Synopsis
I’m Dyslexic – It’s a great way to be 

Being dyslexic caused me plenty of grief while at school. And as a young adult who could not read, I missed out on a lot. I recall a friend encouraging me to read a book he thought I would enjoy. He said; “You should read this. You are the type of person who would really appreciate it.” That was a nice compliment but I did not read the book – I could not read!

We have been evolved to decipher words carried on sound waves, entering our brains via our ears. Encoding words in print and taking them in through our eyes is not natural and we should not be surprised if many people cannot do it. 

Then there is the way the English language is written. Godfrey Dewey noted that 41 English phonemes are spelt 561 different ways.

After returning to high school in my mid 20’s and studying three years at Monash University, I still did not overcome my dyslexia.
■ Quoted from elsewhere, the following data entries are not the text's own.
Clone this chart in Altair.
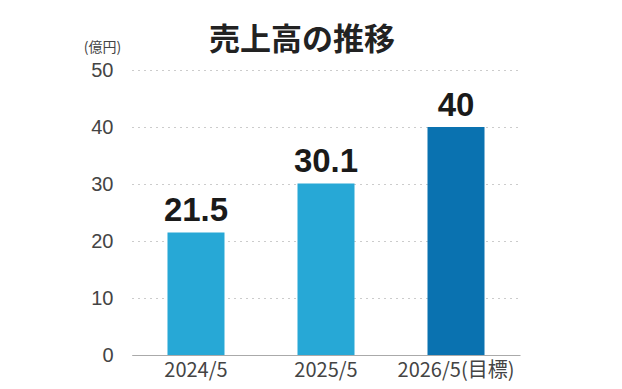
import altair as alt
import pandas as pd

periods = ["2024/5", "2025/5", "2026/5(目標)"]
sales = [21.5, 30.1, 40]
labels = ["21.5", "30.1", "40"]
kinds = ["実績", "実績", "目標"]
chart_title = ["売上高の推移"]

df = pd.DataFrame({"period": periods, "sales": sales, "label": labels, "kind": kinds})
tdf = pd.DataFrame({"t": chart_title})

x = alt.X("period:N", sort=periods, title=None,
          scale=alt.Scale(paddingInner=0.5615, paddingOuter=0.273),
          axis=alt.Axis(labelAngle=0, labelFontSize=20, labelColor="#444",
                        labelFont="Noto Sans CJK JP", labelPadding=5,
                        ticks=False, domainColor="#aaa", domainWidth=1.2))
y = alt.Y("sales:Q", title="(億円)",
          scale=alt.Scale(domain=[0, 50]),
          axis=alt.Axis(values=[0, 10, 20, 30, 40, 50], labelFontSize=20,
                        labelColor="#444", labelFont="Liberation Sans",
                        labelPadding=19, ticks=False, domain=False,
                        grid=True, gridDash=[1, 5], gridColor="#999",
                        titleAngle=0, titleAlign="center", titleBaseline="middle",
                        titleX=-30, titleY=-23,
                        titleFontSize=14, titleFontWeight="normal",
                        titleColor="#444", titleFont="Noto Sans CJK JP"))

bars = alt.Chart(df).mark_bar().encode(
    x=x, y=y,
    color=alt.Color("kind:N", scale=alt.Scale(domain=["実績", "目標"],
                                                range=["#27a8d6", "#0a72b0"]),
                    legend=None),
)

text = alt.Chart(df).mark_text(dy=-4, baseline="bottom", fontSize=33,
                               fontWeight="bold", font="Liberation Sans",
                               color="#1a1a1a").encode(
    x=alt.X("period:N", sort=periods),
    y="sales:Q",
    text="label:N",
)

title = alt.Chart(tdf).mark_text(fontSize=31, fontWeight="bold",
                                 font="Noto Sans CJK JP", color="#222",
                                 baseline="middle", align="center").encode(
    x=alt.value(170), y=alt.value(-29), text="t:N",
)

chart = (bars + text + title).properties(
    width=388, height=285,
    autosize=alt.AutoSizeParams(type="none"),
    padding={"left": 124, "top": 62, "right": 94, "bottom": 26},
).configure_view(stroke=None)

chart.save("out.html", embed_options={"renderer": "svg", "actions": False})
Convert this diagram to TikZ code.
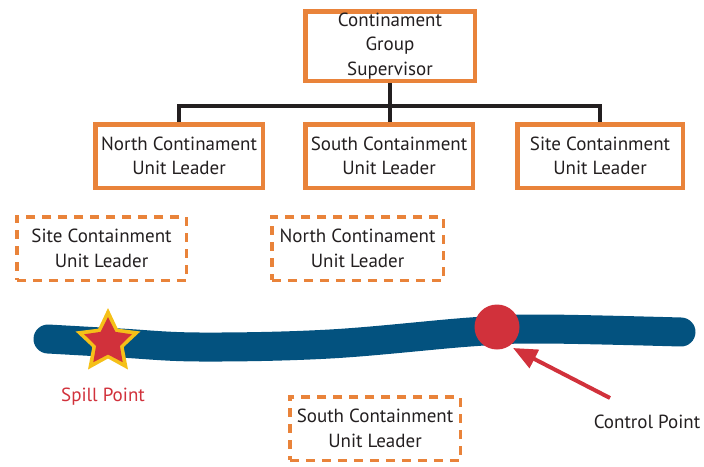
\documentclass[tikz,border=0pt]{standalone}
\usepackage{fontspec}
\setmainfont{PT Sans}
\usetikzlibrary{arrows.meta}
\definecolor{orng}{HTML}{E9833A}
\definecolor{river}{HTML}{03527F}
\definecolor{redc}{HTML}{D1313B}
\definecolor{yell}{HTML}{F5C018}
\definecolor{ink}{HTML}{231F20}
\begin{document}
\begin{tikzpicture}[x=1pt,y=-1pt,
  every node/.style={font=\fontsize{19}{24.5}\selectfont, align=center, inner sep=0pt, text=ink},
  solidbox/.style={draw=orng, line width=4.5pt, fill=white},
  dashbox/.style={draw=orng, line width=3.5pt, dash pattern=on 9pt off 7pt},
  conn/.style={draw=ink, line width=3.8pt}]
\useasboundingbox (0,0) rectangle (704,466);
% org chart
\node[solidbox, minimum width=169.5pt, minimum height=69.5pt] (top) at (390,46) {Continament\\Group\\Supervisor};
\node[solidbox, minimum width=167.5pt, minimum height=63.5pt] (b1) at (179,156) {North Continament\\Unit Leader};
\node[solidbox, minimum width=167.5pt, minimum height=63.5pt] (b2) at (389,156) {South Containment\\Unit Leader};
\node[solidbox, minimum width=165.5pt, minimum height=63.5pt] (b3) at (600,156) {Site Containment\\Unit Leader};
\coordinate (bus) at (390,106);
\draw[conn] (top.south) -- (top.south |- b2.north);
\draw[conn] (b1.north) |- (bus) -| (b3.north);
% dashed boxes
\node[dashbox, minimum width=169.5pt, minimum height=63.5pt] (d1) at (101.5,248.5) {Site Containment\\Unit Leader};
\node[dashbox, minimum width=171.5pt, minimum height=63.5pt] (d2) at (357.5,248.5) {North Continament\\Unit Leader};
\node[dashbox, minimum width=170.5pt, minimum height=63.5pt] (d3) at (375,428.5) {South Containment\\Unit Leader};
% river
\draw[river, line width=29pt, line cap=round] plot[smooth, tension=0.6] coordinates {(48,339) (120,343) (200,347) (330,344) (470,332) (540,329) (681,332)};
% star
\fill[yell] (108,342) +(90:34pt) -- +(126:16.5pt) -- +(162:34pt) -- +(198:16.5pt) -- +(234:34pt) -- +(270:16.5pt) -- +(306:34pt) -- +(342:16.5pt) -- +(18:34pt) -- +(54:16.5pt) -- cycle;
\fill[redc] (108,342) +(90:25pt) -- +(126:12.5pt) -- +(162:25pt) -- +(198:12.5pt) -- +(234:25pt) -- +(270:12.5pt) -- +(306:25pt) -- +(342:12.5pt) -- +(18:25pt) -- +(54:12.5pt) -- cycle;
% control point
\node[circle, fill=redc, minimum size=45pt] (ctrl) at (497,327) {};
\coordinate (tip) at (513,348);
\coordinate (tail) at (610,398);
\draw[redc, line width=4pt, -{Triangle[length=24pt,width=20pt]}] (tail) -- (tip);
% labels
\node[text=redc] (spill) at (103,397) {Spill Point};
\node (cp) at (647,422) {Control Point};
\end{tikzpicture}
\end{document}
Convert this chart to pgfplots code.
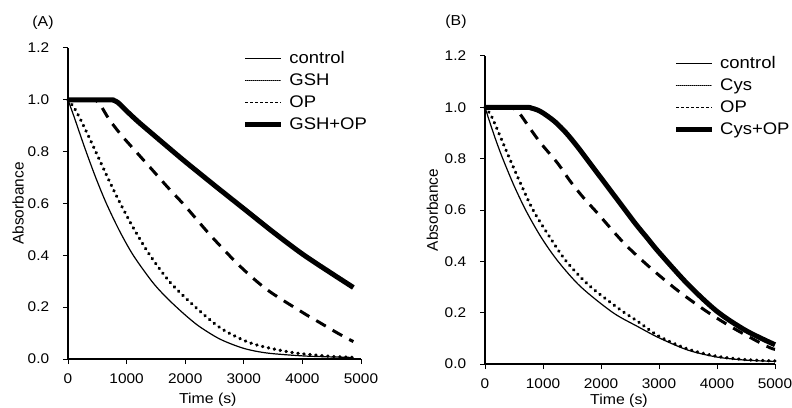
\documentclass[border=0pt]{standalone}
\usepackage{fontspec}
\setmainfont{Liberation Sans}
\newfontfamily\wide[FakeStretch=1.1]{Liberation Sans}
\usepackage{pgfplots}
\pgfplotsset{compat=1.18}
\pgfplotsset{
  kin/.style={
    scale only axis, anchor=south west,
    xmin=0, xmax=5000, ymin=0, ymax=1.2,
    axis x line*=bottom, axis y line*=left,
    axis line style={-, line width=1.5pt, black},
    xtick={0,1000,2000,3000,4000,5000},
    ytick={0,0.2,0.4,0.6,0.8,1.0,1.2},
    tick align=outside, major tick length=5pt,
    tick style={line width=1pt, black},
    scaled x ticks=false,
    /pgf/number format/assume math mode=true,
    xticklabel style={/pgf/number format/set thousands separator={}, /pgf/number format/fixed,
      anchor=base, inner sep=0pt, yshift=-19.3pt},
    yticklabel style={/pgf/number format/fixed, /pgf/number format/fixed zerofill, /pgf/number format/precision=1,
      anchor=east, inner sep=0pt, xshift=-13.7pt},
    tick label style={font=\wide\fontsize{14}{14}\selectfont},
    clip=false,
    legend cell align=left,
    legend style={draw=none, fill=none, font=\wide\fontsize{16.8}{20}\selectfont,
      anchor=north west, inner sep=0pt, row sep=4pt,
      nodes={inner sep=0pt, text height=14pt, text depth=4pt},
      /tikz/every odd column/.append style={column sep=5.5pt}},
  },
  ctrl/.style={black, line width=1.2pt, smooth},
  dotl/.style={black, line width=3.4pt, dash pattern=on 0.3pt off 5.7pt, line cap=round, smooth},
  dshl/.style={black, line width=3pt, dash pattern=on 11pt off 8pt, smooth},
  thkl/.style={black, line width=5pt, smooth},
  lgctrl/.style={legend image code/.code={\draw[black, line width=1pt] (0pt,0pt) -- (36pt,0pt);}},
  lgdot/.style={legend image code/.code={\draw[black, line width=0.7pt, dash pattern=on 1pt off 1pt] (0pt,0pt) -- (36pt,0pt);}},
  lgdsh/.style={legend image code/.code={\draw[black, line width=0.8pt, dash pattern=on 3pt off 2pt] (0pt,0pt) -- (36pt,0pt);}},
  lgthk/.style={legend image code/.code={\draw[black, line width=5pt] (0pt,0pt) -- (36pt,0pt);}},
}
\begin{document}
\begin{tikzpicture}
\useasboundingbox (0,0) rectangle (792pt,407pt);
\node[anchor=base, font=\wide\fontsize{14.4}{16}\selectfont] at (43pt,380pt) {(A)};
\node[anchor=base, font=\wide\fontsize{14.4}{16}\selectfont] at (456pt,381pt) {(B)};
% Panel A
\begin{axis}[kin, at={(68pt,48pt)}, width=293pt, height=311pt,
  xlabel={Time (s)}, ylabel={Absorbance},
  xlabel style={font=\wide\fontsize{14.4}{16}\selectfont, at={(axis description cs:0.477,0)}, anchor=base, yshift=-44.3pt},
  ylabel style={font=\fontsize{15.4}{16}\selectfont, at={(axis description cs:0,0.5)}, anchor=center, yshift=50pt},
  legend style={at={(axis description cs:0.5962,0.9968)}}]
\addplot[ctrl, lgctrl] coordinates {(0,1.0)(100,0.937)(200,0.871)(314,0.797)(480,0.696)(657,0.599)(880,0.494)(1114,0.4)(1430,0.3)(1650,0.244)(1857,0.199)(2050,0.16)(2257,0.123)(2600,0.076)(3000,0.041)(3400,0.023)(4000,0.012)(4500,0.008)(4870,0.006)};
\addlegendentry{control}
\addplot[dotl, lgdot] coordinates {(0,1.0)(100,0.971)(200,0.93)(350,0.86)(514,0.78)(700,0.689)(886,0.603)(1130,0.5)(1400,0.4)(1750,0.294)(2200,0.195)(2600,0.12)(3000,0.072)(3290,0.05)(3700,0.03)(4000,0.02)(4500,0.01)(4870,0.006)};
\addlegendentry{GSH}
\addplot[dshl, lgdsh] coordinates {(0,1.0)(400,1.0)(480,0.997)(540,0.985)(620,0.955)(700,0.925)(800,0.895)(943,0.855)(1200,0.79)(1457,0.725)(1700,0.663)(2000,0.59)(2440,0.475)(2940,0.357)(3400,0.267)(4000,0.18)(4300,0.14)(4600,0.1)(4870,0.067)};
\addlegendentry{OP}
\addplot[thkl, lgthk] coordinates {(0,1.0)(700,1.0)(780,0.998)(850,0.99)(920,0.975)(1000,0.957)(1200,0.915)(1500,0.857)(1750,0.809)(2000,0.7615)(2500,0.67)(3000,0.58)(3500,0.49)(4000,0.405)(4500,0.33)(4870,0.276)};
\addlegendentry{GSH+OP}
\end{axis}
% Panel B
\begin{axis}[kin, at={(485pt,43pt)}, width=290pt, height=308pt,
  xlabel={Time (s)}, ylabel={Absorbance},
  xlabel style={font=\wide\fontsize{14.4}{16}\selectfont, at={(axis description cs:0.462,0)}, anchor=base, yshift=-40.6pt},
  ylabel style={font=\fontsize{15.4}{16}\selectfont, at={(axis description cs:0,0.5)}, anchor=center, yshift=52.7pt},
  legend style={at={(axis description cs:0.65,1.0065)}}]
\addplot[ctrl, lgctrl] coordinates {(0,1.0)(100,0.93)(200,0.864)(310,0.798)(500,0.695)(712,0.595)(970,0.493)(1259,0.4)(1650,0.301)(2200,0.201)(2640,0.145)(3000,0.102)(3500,0.054)(4000,0.027)(4500,0.015)(5000,0.01)};
\addlegendentry{control}
\addplot[dotl, lgdot] coordinates {(0,1.0)(100,0.97)(200,0.92)(425,0.8)(620,0.7)(828,0.6)(1100,0.5)(1402,0.4)(1800,0.305)(2330,0.212)(2640,0.165)(3000,0.108)(3500,0.058)(4000,0.03)(4500,0.017)(5000,0.012)};
\addlegendentry{Cys}
\addplot[dshl, lgdsh] coordinates {(0,1.0)(400,1.0)(500,0.995)(600,0.975)(800,0.91)(970,0.858)(1260,0.78)(1460,0.715)(1690,0.65)(1930,0.59)(2400,0.47)(2850,0.375)(3330,0.285)(3820,0.205)(4280,0.14)(4850,0.07)(5000,0.057)};
\addlegendentry{OP}
\addplot[thkl, lgthk] coordinates {(0,1.0)(700,1.0)(800,0.997)(900,0.99)(1000,0.978)(1200,0.945)(1400,0.9)(1600,0.845)(1800,0.785)(2000,0.725)(2200,0.665)(2400,0.605)(2600,0.545)(2800,0.49)(3000,0.435)(3500,0.31)(4000,0.205)(4500,0.13)(5000,0.075)};
\addlegendentry{Cys+OP}
\end{axis}
\end{tikzpicture}
\end{document}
Then, in my early 40’s, two events changed my life. First was when they gave my condition a name. It was now called dyslexia and a lot of famous people had it. I was not suddenly treated differently because I had the same learning disability as Winston Churchill. But knowing there were others like me, and we were not the B Team, made me feel better about myself. Next was text-to-speech. As soon as the technology was available, and I could afford a computer with text-to-speech, I dedicated every spare minute to reading. 

 The reason I am telling my story is because I believe our educators do not appreciate the issues surrounding dyslexia and do not fully exploit the available technology. Teachers claim they can teach dyslexic children to read and are reluctant to introduce what they claim is a ‘prosthesis’.

No doubt there are people with mild dyslexia who can be taught to read and spell. Unfortunately there are others, myself included, who will never have adequate literacy skills.

I still get told; “If I really tried to learn to read I could do it!” That makes me mad.

I have completed graduate and post graduate university courses; have four books with a total of 300,000 words in print yet still have substandard reading and spelling. Thankfully though, text-to-speech technology came along in time for me.  It has made it possible to research and write my books and to cope with life in a world dominated by the printed word.